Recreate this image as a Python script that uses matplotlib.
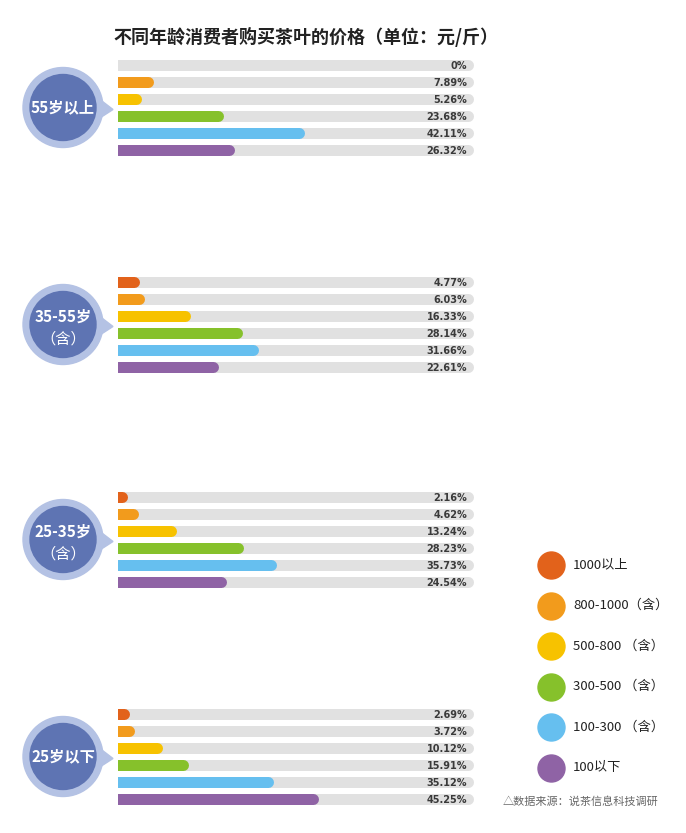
import matplotlib
matplotlib.use("Agg")
import matplotlib.pyplot as plt
from matplotlib.patches import Circle, Polygon

plt.rcParams['font.family'] = ['Noto Sans CJK SC', 'DejaVu Sans']

# ---------------- data ----------------
title = "不同年龄消费者购买茶叶的价格（单位：元/斤）"
groups = ["55岁以上", "35-55岁\n（含）", "25-35岁\n（含）", "25岁以下"]
categories = ["1000以上", "800-1000（含）", "500-800 （含）", "300-500 （含）", "100-300 （含）", "100以下"]
colors = ["#E2621B", "#F29B1C", "#F7C200", "#86C12B", "#66BFEF", "#8F63A5"]
age_55_plus = [0, 7.89, 5.26, 23.68, 42.11, 26.32]
age_35_55 = [4.77, 6.03, 16.33, 28.14, 31.66, 22.61]
age_25_35 = [2.16, 4.62, 13.24, 28.23, 35.73, 24.54]
age_under_25 = [2.69, 3.72, 10.12, 15.91, 35.12, 45.25]
series = [age_55_plus, age_35_55, age_25_35, age_under_25]
source = "△数据来源：说茶信息科技调研"

# ---------------- layout ----------------
W, H = 686, 833
fig = plt.figure(figsize=(W / 100, H / 100), dpi=100)
fig.patch.set_facecolor("white")

bg = fig.add_axes([0, 0, 1, 1])
bg.set_xlim(0, W)
bg.set_ylim(H, 0)
bg.axis("off")

fig.text(113 / W, 1 - 37 / H, title, fontsize=13, fontweight="bold",
         color="#222222", ha="left", va="center")

px_per_pct = 4.44
bar_px = 11
lw_pt = bar_px * 72 / 100
cap = (bar_px / 2) / px_per_pct
track_len = 80
first_rows = [65, 282, 497, 714]
row_gap = 17
x0 = 118
ax_w = 82 * px_per_pct

ring_c = "#B4C2E4"
core_c = "#5E74B3"

for g, (name, vals, top) in enumerate(zip(groups, series, first_rows)):
    ax_top = top - row_gap / 2
    ax_h = row_gap * 6
    ax = fig.add_axes([x0 / W, 1 - (ax_top + ax_h) / H, ax_w / W, ax_h / H])
    ax.set_xlim(0, 82)
    ax.set_ylim(5.5, -0.5)
    ax.axis("off")
    for i, v in enumerate(vals):
        ax.plot([0, track_len - cap], [i, i], color="#E1E1E1", lw=lw_pt,
                solid_capstyle="round", zorder=1)
        if v > 0:
            ax.plot([0, v - cap], [i, i], color=colors[i], lw=lw_pt,
                    solid_capstyle="round", zorder=2)
        lab = "0%" if v == 0 else f"{v:.2f}%"
        ax.text(78.6, i + 0.04, lab, ha="right", va="center", fontsize=7,
                fontweight="bold", color="#3a3a3a", family="DejaVu Sans", zorder=3)

    # speech-bubble circle
    cy = top + 2.5 * row_gap
    cx = 63
    bg.add_patch(Polygon([[96, cy - 11], [113, cy + 2], [96, cy + 13]],
                         closed=True, color=ring_c, zorder=1))
    bg.add_patch(Circle((cx, cy), 40, color=ring_c, zorder=2))
    bg.add_patch(Circle((cx, cy), 33, color=core_c, zorder=3))
    if "\n" in name:
        l1, l2 = name.split("\n")
        bg.text(cx, cy - 8, l1, ha="center", va="center", fontsize=11,
                fontweight="bold", color="white", zorder=4)
        bg.text(cx, cy + 15, l2, ha="center", va="center", fontsize=11,
                color="white", zorder=4)
    else:
        bg.text(cx, cy, name, ha="center", va="center", fontsize=11,
                fontweight="bold", color="white", zorder=4)

# legend
leg_y0 = 565
leg_gap = 40.5
for k, (cat, col) in enumerate(zip(categories, colors)):
    y = leg_y0 + k * leg_gap
    bg.scatter([551], [y], s=(13.5 * 72 / 100 * 2) ** 2, color=col, zorder=3)
    bg.text(573, y, cat, ha="left", va="center", fontsize=9.5, color="#222222")

bg.text(503, 801, source, ha="left", va="center", fontsize=8, color="#666666")

fig.savefig("out.png", dpi=100, facecolor="white")
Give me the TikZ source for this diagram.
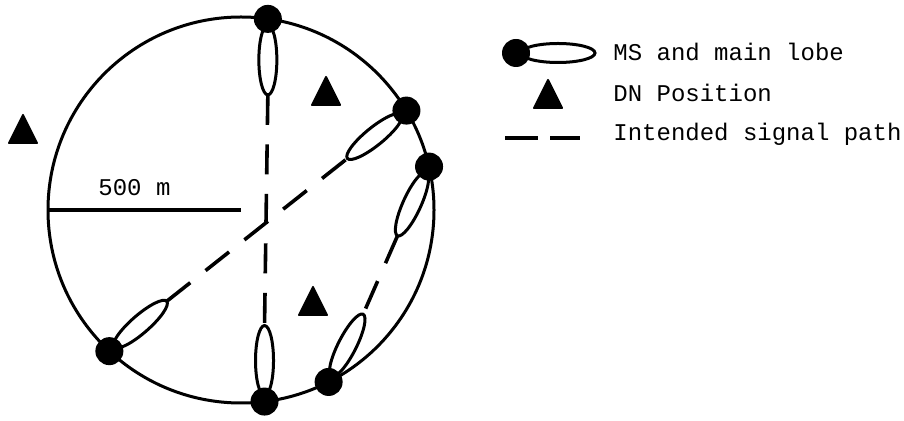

_____

Retype the listing exactly. Pictures do not belong in the copy.

> _Solution for this exercise_
Recreate this image as a Python script that uses matplotlib.
import matplotlib
matplotlib.use("Agg")
import matplotlib.pyplot as plt
from matplotlib.patches import Circle, Polygon

plt.rcParams['font.family'] = ['Noto Sans CJK SC', 'DejaVu Sans']

# ---------------- data ----------------
title = "不同年龄消费者购买茶叶的价格（单位：元/斤）"
groups = ["55岁以上", "35-55岁\n（含）", "25-35岁\n（含）", "25岁以下"]
categories = ["1000以上", "800-1000（含）", "500-800 （含）", "300-500 （含）", "100-300 （含）", "100以下"]
colors = ["#E2621B", "#F29B1C", "#F7C200", "#86C12B", "#66BFEF", "#8F63A5"]
age_55_plus = [0, 7.89, 5.26, 23.68, 42.11, 26.32]
age_35_55 = [4.77, 6.03, 16.33, 28.14, 31.66, 22.61]
age_25_35 = [2.16, 4.62, 13.24, 28.23, 35.73, 24.54]
age_under_25 = [2.69, 3.72, 10.12, 15.91, 35.12, 45.25]
series = [age_55_plus, age_35_55, age_25_35, age_under_25]
source = "△数据来源：说茶信息科技调研"

# ---------------- layout ----------------
W, H = 686, 833
fig = plt.figure(figsize=(W / 100, H / 100), dpi=100)
fig.patch.set_facecolor("white")

bg = fig.add_axes([0, 0, 1, 1])
bg.set_xlim(0, W)
bg.set_ylim(H, 0)
bg.axis("off")

fig.text(113 / W, 1 - 37 / H, title, fontsize=13, fontweight="bold",
         color="#222222", ha="left", va="center")

px_per_pct = 4.44
bar_px = 11
lw_pt = bar_px * 72 / 100
cap = (bar_px / 2) / px_per_pct
track_len = 80
first_rows = [65, 282, 497, 714]
row_gap = 17
x0 = 118
ax_w = 82 * px_per_pct

ring_c = "#B4C2E4"
core_c = "#5E74B3"

for g, (name, vals, top) in enumerate(zip(groups, series, first_rows)):
    ax_top = top - row_gap / 2
    ax_h = row_gap * 6
    ax = fig.add_axes([x0 / W, 1 - (ax_top + ax_h) / H, ax_w / W, ax_h / H])
    ax.set_xlim(0, 82)
    ax.set_ylim(5.5, -0.5)
    ax.axis("off")
    for i, v in enumerate(vals):
        ax.plot([0, track_len - cap], [i, i], color="#E1E1E1", lw=lw_pt,
                solid_capstyle="round", zorder=1)
        if v > 0:
            ax.plot([0, v - cap], [i, i], color=colors[i], lw=lw_pt,
                    solid_capstyle="round", zorder=2)
        lab = "0%" if v == 0 else f"{v:.2f}%"
        ax.text(78.6, i + 0.04, lab, ha="right", va="center", fontsize=7,
                fontweight="bold", color="#3a3a3a", family="DejaVu Sans", zorder=3)

    # speech-bubble circle
    cy = top + 2.5 * row_gap
    cx = 63
    bg.add_patch(Polygon([[96, cy - 11], [113, cy + 2], [96, cy + 13]],
                         closed=True, color=ring_c, zorder=1))
    bg.add_patch(Circle((cx, cy), 40, color=ring_c, zorder=2))
    bg.add_patch(Circle((cx, cy), 33, color=core_c, zorder=3))
    if "\n" in name:
        l1, l2 = name.split("\n")
        bg.text(cx, cy - 8, l1, ha="center", va="center", fontsize=11,
                fontweight="bold", color="white", zorder=4)
        bg.text(cx, cy + 15, l2, ha="center", va="center", fontsize=11,
                color="white", zorder=4)
    else:
        bg.text(cx, cy, name, ha="center", va="center", fontsize=11,
                fontweight="bold", color="white", zorder=4)

# legend
leg_y0 = 565
leg_gap = 40.5
for k, (cat, col) in enumerate(zip(categories, colors)):
    y = leg_y0 + k * leg_gap
    bg.scatter([551], [y], s=(13.5 * 72 / 100 * 2) ** 2, color=col, zorder=3)
    bg.text(573, y, cat, ha="left", va="center", fontsize=9.5, color="#222222")

bg.text(503, 801, source, ha="left", va="center", fontsize=8, color="#666666")

fig.savefig("out.png", dpi=100, facecolor="white")
Give me the TikZ source for this diagram.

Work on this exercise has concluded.